What we could really do with at the moment is something cheery to lift our spirits in the face of strikes, holiday chaos, inflation and the rest. And what did we get last night? James Nesbitt.

He’s a fine actor, but nobody does despair like him. For added gloom, he was playing a detective (of course he was) in a thriller adapted from a harrowing Scandi noir.

The original version of Suspect (C4) was a Danish hit called Forhoret (‘Interrogation’). Nesbitt plays DS Danny Frater, who arrives at the mortuary one day on a routine inquiry and discovers that the body on the slab is his estranged daughter, Christina.

The following moments were gruelling and tense even by the rigorous standards that Nesbitt sets in this exacting field. His face almost collapsed in front of us.

Pathologist Joely Richardson insisted that Christina hanged herself, but Danny is a maverick detective with a chaotic personal life and so, under the rigid rules of TV drama, he naturally thinks it was murder.

By the end of last night’s two episodes, he had discovered that Christina, supposedly an events manager, owned a suspiciously swanky flat.

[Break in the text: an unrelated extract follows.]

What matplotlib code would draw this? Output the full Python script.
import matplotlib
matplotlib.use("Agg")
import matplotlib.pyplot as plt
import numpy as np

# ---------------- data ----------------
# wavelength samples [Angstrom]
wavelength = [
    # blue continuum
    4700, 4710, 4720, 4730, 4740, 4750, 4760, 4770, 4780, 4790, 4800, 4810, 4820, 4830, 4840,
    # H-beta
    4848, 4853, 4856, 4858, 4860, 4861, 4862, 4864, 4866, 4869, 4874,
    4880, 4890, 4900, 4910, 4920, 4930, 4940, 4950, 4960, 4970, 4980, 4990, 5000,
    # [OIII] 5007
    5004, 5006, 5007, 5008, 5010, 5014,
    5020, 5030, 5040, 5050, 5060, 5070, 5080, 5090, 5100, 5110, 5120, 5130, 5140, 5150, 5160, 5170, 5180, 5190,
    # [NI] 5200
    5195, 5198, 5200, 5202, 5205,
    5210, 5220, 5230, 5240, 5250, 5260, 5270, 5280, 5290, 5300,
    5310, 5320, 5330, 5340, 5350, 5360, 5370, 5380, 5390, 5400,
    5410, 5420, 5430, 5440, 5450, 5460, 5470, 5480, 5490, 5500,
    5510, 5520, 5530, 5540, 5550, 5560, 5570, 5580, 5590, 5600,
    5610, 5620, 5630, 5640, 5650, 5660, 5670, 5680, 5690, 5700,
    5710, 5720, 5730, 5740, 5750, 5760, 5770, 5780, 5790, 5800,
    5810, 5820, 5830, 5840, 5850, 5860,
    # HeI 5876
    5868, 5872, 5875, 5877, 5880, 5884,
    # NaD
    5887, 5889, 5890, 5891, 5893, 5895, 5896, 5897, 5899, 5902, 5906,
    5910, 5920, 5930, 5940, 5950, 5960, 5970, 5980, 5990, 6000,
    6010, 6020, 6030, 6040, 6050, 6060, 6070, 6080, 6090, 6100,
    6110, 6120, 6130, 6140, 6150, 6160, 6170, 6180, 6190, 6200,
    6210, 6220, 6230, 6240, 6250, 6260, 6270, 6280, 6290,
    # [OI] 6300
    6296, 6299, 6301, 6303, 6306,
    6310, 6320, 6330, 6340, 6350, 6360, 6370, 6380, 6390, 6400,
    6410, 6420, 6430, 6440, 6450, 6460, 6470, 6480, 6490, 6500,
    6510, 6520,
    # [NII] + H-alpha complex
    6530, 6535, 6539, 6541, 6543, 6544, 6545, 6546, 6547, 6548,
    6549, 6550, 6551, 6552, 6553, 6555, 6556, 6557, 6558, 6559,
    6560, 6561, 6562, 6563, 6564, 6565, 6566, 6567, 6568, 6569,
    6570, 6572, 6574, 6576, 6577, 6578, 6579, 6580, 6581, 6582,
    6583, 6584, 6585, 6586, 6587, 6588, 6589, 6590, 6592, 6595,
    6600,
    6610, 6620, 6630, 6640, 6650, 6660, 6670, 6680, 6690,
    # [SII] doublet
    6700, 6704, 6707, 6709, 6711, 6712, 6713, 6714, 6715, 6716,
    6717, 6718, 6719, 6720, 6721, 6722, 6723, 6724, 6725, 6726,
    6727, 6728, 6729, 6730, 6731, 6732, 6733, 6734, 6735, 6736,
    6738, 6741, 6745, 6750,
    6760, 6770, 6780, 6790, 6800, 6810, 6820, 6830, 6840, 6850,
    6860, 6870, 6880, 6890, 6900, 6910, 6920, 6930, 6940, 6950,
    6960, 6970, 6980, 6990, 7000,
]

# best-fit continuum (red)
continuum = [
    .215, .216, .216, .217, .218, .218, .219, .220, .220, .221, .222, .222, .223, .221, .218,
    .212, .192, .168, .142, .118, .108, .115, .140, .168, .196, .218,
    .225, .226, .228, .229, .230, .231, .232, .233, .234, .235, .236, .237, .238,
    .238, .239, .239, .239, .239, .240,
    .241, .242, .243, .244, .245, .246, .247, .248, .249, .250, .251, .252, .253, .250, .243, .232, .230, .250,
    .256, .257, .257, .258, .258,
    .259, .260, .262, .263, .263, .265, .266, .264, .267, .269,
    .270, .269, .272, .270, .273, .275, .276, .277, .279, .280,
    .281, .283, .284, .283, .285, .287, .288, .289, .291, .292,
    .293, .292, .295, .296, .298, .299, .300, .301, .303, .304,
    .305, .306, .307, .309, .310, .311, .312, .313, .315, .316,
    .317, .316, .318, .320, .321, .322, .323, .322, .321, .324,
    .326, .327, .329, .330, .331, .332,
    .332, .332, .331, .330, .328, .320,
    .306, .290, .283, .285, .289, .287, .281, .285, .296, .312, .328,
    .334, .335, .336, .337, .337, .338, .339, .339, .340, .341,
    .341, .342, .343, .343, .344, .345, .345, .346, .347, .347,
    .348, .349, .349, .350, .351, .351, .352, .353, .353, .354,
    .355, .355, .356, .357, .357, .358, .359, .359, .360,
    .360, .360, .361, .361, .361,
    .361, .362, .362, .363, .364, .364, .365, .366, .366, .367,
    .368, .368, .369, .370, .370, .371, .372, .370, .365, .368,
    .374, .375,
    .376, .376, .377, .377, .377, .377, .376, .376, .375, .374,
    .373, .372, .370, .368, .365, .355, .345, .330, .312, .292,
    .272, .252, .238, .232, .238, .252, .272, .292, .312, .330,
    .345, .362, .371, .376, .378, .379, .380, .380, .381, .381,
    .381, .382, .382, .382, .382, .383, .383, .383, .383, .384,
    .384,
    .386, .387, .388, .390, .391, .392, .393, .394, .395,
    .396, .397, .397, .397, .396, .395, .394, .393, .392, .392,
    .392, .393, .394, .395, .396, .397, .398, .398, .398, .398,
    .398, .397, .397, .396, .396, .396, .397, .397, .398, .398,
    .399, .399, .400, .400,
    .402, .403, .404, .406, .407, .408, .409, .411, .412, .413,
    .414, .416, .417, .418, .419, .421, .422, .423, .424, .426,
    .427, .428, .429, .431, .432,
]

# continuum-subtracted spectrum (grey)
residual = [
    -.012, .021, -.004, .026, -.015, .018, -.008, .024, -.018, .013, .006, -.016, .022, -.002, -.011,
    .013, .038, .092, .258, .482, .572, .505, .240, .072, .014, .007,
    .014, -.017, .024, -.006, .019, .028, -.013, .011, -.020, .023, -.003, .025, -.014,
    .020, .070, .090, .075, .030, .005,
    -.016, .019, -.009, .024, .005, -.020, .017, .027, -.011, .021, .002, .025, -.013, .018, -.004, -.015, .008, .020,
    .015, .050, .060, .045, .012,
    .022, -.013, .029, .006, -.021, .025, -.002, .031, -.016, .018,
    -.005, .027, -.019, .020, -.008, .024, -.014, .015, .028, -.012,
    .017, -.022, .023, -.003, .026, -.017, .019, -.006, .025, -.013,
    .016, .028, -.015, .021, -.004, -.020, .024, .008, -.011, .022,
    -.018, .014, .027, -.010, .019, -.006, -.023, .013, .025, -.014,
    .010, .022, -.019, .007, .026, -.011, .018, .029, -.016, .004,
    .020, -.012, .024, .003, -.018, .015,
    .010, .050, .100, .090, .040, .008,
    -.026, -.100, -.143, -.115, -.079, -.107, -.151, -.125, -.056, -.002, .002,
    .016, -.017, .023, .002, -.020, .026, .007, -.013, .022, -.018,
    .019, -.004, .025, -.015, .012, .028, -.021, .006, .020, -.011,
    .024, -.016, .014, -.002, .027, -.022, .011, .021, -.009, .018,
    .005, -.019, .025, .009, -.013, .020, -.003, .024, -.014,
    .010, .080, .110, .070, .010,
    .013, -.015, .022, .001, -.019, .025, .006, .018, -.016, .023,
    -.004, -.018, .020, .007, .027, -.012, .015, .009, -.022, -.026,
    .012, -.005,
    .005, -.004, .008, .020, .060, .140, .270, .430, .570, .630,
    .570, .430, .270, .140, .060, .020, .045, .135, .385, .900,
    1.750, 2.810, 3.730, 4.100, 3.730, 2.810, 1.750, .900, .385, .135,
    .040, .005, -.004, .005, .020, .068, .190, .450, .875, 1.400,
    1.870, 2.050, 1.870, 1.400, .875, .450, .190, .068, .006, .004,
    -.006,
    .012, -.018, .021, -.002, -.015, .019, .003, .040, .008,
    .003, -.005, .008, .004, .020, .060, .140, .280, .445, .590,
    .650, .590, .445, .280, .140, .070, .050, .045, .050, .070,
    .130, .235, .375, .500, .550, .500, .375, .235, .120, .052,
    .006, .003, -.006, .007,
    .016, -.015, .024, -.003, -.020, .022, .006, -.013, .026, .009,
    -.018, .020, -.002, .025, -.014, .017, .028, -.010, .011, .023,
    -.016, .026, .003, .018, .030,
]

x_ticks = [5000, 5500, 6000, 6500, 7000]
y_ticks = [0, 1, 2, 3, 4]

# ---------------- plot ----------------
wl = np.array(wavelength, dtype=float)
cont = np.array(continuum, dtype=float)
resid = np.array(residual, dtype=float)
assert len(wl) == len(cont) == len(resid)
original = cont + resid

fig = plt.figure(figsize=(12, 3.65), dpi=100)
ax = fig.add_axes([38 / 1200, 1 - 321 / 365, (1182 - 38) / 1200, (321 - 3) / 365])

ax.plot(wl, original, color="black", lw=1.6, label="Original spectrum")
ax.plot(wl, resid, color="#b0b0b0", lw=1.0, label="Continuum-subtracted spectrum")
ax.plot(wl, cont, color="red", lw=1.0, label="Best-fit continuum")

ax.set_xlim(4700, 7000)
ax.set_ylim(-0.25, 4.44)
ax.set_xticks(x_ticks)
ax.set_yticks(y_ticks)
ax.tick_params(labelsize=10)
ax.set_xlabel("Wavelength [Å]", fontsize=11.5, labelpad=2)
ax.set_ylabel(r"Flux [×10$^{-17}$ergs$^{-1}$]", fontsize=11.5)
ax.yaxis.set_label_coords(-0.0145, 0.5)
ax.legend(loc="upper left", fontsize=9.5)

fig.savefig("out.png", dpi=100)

Also, what is her connection with a lap-dancing club? And has she been dealing drugs?

Nesbitt was excellent; he always is. But what was remarkable about Suspect was the stripped-back, bare format.

It had an almost theatrical feel, with each episode played mostly as a set-piece scene between Nesbitt and one other actor.

It was also unusual to see Danny and Christina’s wife sharing a cigarette in episode two. At least until Danny remembered: ‘I don’t really smoke.’